Book: Continuing Discourse on Language
Chapter: 13. SFL in computational contexts: a contemporary history
Blurb:
Systemic Functional Linguistics (SFL) as we know it today is the result of a continual evolution of theory and description. The theory had its roots in Firth’s
teachings in linguistics,2 which were taken up and developed by Halliday, first in his system/structure description of Chinese (1950s), later in his development of scale and category grammar (1961) and afterwards in the evolving complexity of SFL. Intertwined with this evolution we find also the evolution of computers
and their use in relation to SFL. Computational applications of SFL, such as sentence generation and analysis, have enabled practitioners to explore just how complete the systemic model of language is: when confronted with real texts, is the theory sufficient to provide formal instructions for interpreting those texts; and when confronted with meanings, is the theory sufficient for providing formal instructions that motivate natural texts corresponding to those meanings.
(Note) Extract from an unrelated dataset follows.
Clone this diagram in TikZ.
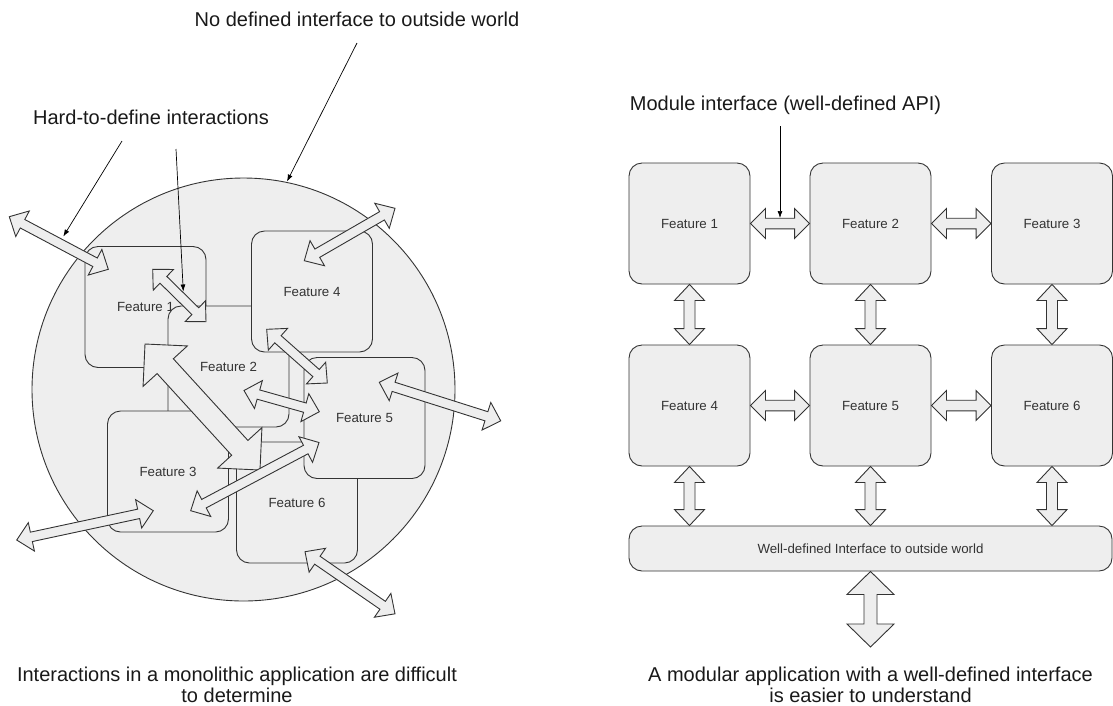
\documentclass[tikz,border=0pt]{standalone}
\usepackage{fontspec}
\setmainfont{Liberation Sans}
\usetikzlibrary{calc,arrows.meta}
\definecolor{boxfill}{HTML}{EEEEEE}
\definecolor{boxline}{HTML}{333333}
\definecolor{txt}{HTML}{333333}
\tikzset{
  fbox/.style={draw=boxline, fill=boxfill, rounded corners=13pt, minimum width=121pt,
    minimum height=121pt, inner sep=0pt, line width=0.9pt,
    font=\fontsize{13.3}{16}\selectfont, text=txt},
  ibox/.style={fbox, minimum width=483pt, minimum height=45pt},
  arrowbox/.style={draw=boxline, fill=boxfill, line width=0.9pt, line join=miter},
  lbl/.style={font=\fontsize{20}{24}\selectfont, text=black!90, inner sep=0pt, anchor=base},
  ptr/.style={draw=black, line width=0.7pt, -{Latex[length=7pt,width=5pt]}},
  circ/.style={draw=boxline, fill=boxfill, line width=0.9pt}
}
% double block arrow: #1 tip, #2 tip, #3 shaft half width, #4 head half width, #5 head length
\newcommand\dblarr[5]{%
  \coordinate (da1) at ($(#1)!#5!(#2)$);
  \coordinate (da2) at ($(#2)!#5!(#1)$);
  \draw[arrowbox] (#1) -- ($(da1)!#4!90:(#2)$) -- ($(da1)!#3!90:(#2)$)
    -- ($(da2)!#3!-90:(#1)$) -- ($(da2)!#4!-90:(#1)$) -- (#2)
    -- ($(da2)!#4!90:(#1)$) -- ($(da2)!#3!90:(#1)$)
    -- ($(da1)!#3!-90:(#2)$) -- ($(da1)!#4!-90:(#2)$) -- cycle;}
\begin{document}
\begin{tikzpicture}[x=1pt,y=-1pt]
\useasboundingbox (0,0) rectangle (1113,705);
% ---------------- left: monolith ----------------
\node[circ, circle, minimum size=423pt, inner sep=0pt] (world) at (243.5,389.5) {};
\node[fbox] (lf1) at (145.5,307) {Feature 1};
\node[fbox] (lf2) at (228.5,366.5) {Feature 2};
\node[fbox] (lf4) at (312,291.5) {Feature 4};
\node[fbox] (lf3) at (168,471.5) {Feature 3};
\node[fbox] (lf6) at (297,502.5) {Feature 6};
\node[fbox] (lf5) at (364.5,418) {Feature 5};

\coordinate (a1s) at (9.3,216.7);   \coordinate (a1e) at (108.3,269.3);
\coordinate (a2s) at (152.7,269.3); \coordinate (a2e) at (206,321.7);
\coordinate (a3s) at (395,208.3);   \coordinate (a3e) at (304.3,260.7);
\coordinate (a4s) at (266.7,329.3); \coordinate (a4e) at (327.3,383);
\coordinate (a5s) at (244,390.5);   \coordinate (a5e) at (319.3,411.7);
\coordinate (a6s) at (145,344);     \coordinate (a6e) at (260,470);
\coordinate (a7s) at (190.7,510.7); \coordinate (a7e) at (319,442.5);
\coordinate (a8s) at (16.7,540);    \coordinate (a8e) at (153.3,510.7);
\coordinate (a9s) at (379.3,382.3); \coordinate (a9e) at (500.7,420.8);
\coordinate (a10s) at (305,551.7);  \coordinate (a10e) at (395,613.8);

\dblarr{a6s}{a6e}{11pt}{30pt}{30pt}
\dblarr{a1s}{a1e}{4.8pt}{14.5pt}{15pt}
\dblarr{a2s}{a2e}{4.8pt}{14.5pt}{15pt}
\dblarr{a3s}{a3e}{4.8pt}{14.5pt}{15pt}
\dblarr{a4s}{a4e}{4.8pt}{14.5pt}{15pt}
\dblarr{a5s}{a5e}{4.8pt}{14.5pt}{15pt}
\dblarr{a7s}{a7e}{4.8pt}{14.5pt}{15pt}
\dblarr{a8s}{a8e}{4.8pt}{14.5pt}{15pt}
\dblarr{a9s}{a9e}{4.8pt}{14.5pt}{15pt}
\dblarr{a10s}{a10e}{4.8pt}{14.5pt}{15pt}

\node[lbl] (tnodef) at (357,26) {No defined interface to outside world};
\node[lbl] (thard) at (151,124.3) {Hard-to-define interactions};
\coordinate (p0s) at (357,43);   \coordinate (p0e) at (287,181.5);
\coordinate (p1s) at (122,141);  \coordinate (p1e) at (63.3,236.5);
\coordinate (p2s) at (176,149);  \coordinate (p2e) at (183.3,291.5);
\draw[ptr] (p0s) -- (p0e);
\draw[ptr] (p1s) -- (p1e);
\draw[ptr] (p2s) -- (p2e);

\node[lbl] (capl1) at (237,681) {Interactions in a monolithic application are difficult};
\node[lbl] (capl2) at (237,702) {to determine};

% ---------------- right: modular ----------------
\node[fbox] (rf1) at (689.5,223.5) {Feature 1};
\node[fbox] (rf2) at (870.5,223.5) {Feature 2};
\node[fbox] (rf3) at (1052,223.5) {Feature 3};
\node[fbox] (rf4) at (689.5,405.5) {Feature 4};
\node[fbox] (rf5) at (870.5,405.5) {Feature 5};
\node[fbox] (rf6) at (1052,405.5) {Feature 6};
\node[ibox] (iface) at (870.5,548.5) {Well-defined Interface to outside world};

\dblarr{rf1.east}{rf2.west}{5.3pt}{15pt}{15pt}
\dblarr{rf2.east}{rf3.west}{5.3pt}{15pt}{15pt}
\dblarr{rf4.east}{rf5.west}{5.3pt}{15pt}{15pt}
\dblarr{rf5.east}{rf6.west}{5.3pt}{15pt}{15pt}
\dblarr{rf1.south}{rf4.north}{5.5pt}{15pt}{16pt}
\dblarr{rf2.south}{rf5.north}{5.5pt}{15pt}{16pt}
\dblarr{rf3.south}{rf6.north}{5.5pt}{15pt}{16pt}
\coordinate (i4) at (rf4.south |- iface.north);
\coordinate (i5) at (rf5.south |- iface.north);
\coordinate (i6) at (rf6.south |- iface.north);
\dblarr{rf4.south}{i4}{5.5pt}{15pt}{16pt}
\dblarr{rf5.south}{i5}{5.5pt}{15pt}{16pt}
\dblarr{rf6.south}{i6}{5.5pt}{15pt}{16pt}
\coordinate (outw) at (870.5,647);
\dblarr{iface.south}{outw}{6.5pt}{23.5pt}{23pt}

\node[lbl] (tapi) at (785.5,110.5) {Module interface (well-defined API)};
\coordinate (p3s) at (780,126); \coordinate (p3e) at (780,218);
\draw[ptr] (p3s) -- (p3e);

\node[lbl] (capr1) at (870.5,681) {A modular application with a well-defined interface};
\node[lbl] (capr2) at (870.5,702) {is easier to understand};
\end{tikzpicture}
\end{document}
In this way, the computer-using linguist (or computational linguists as they are now called) could find where the model failed to work and needed to be changed. They have also found gaps in the theory: places where SFL does not tell us enough to allow us to generate a text or to understand one – and thus point to where the theory needs to be extended. This chapter summarises the evolution of computational applications which use SFL, or help those who use SFL. We look at those applications which use SFL for machine translation, parsing, text generation and dialogue systems. We also look at tools which help the practitioner: coding tools and system network drawing tools.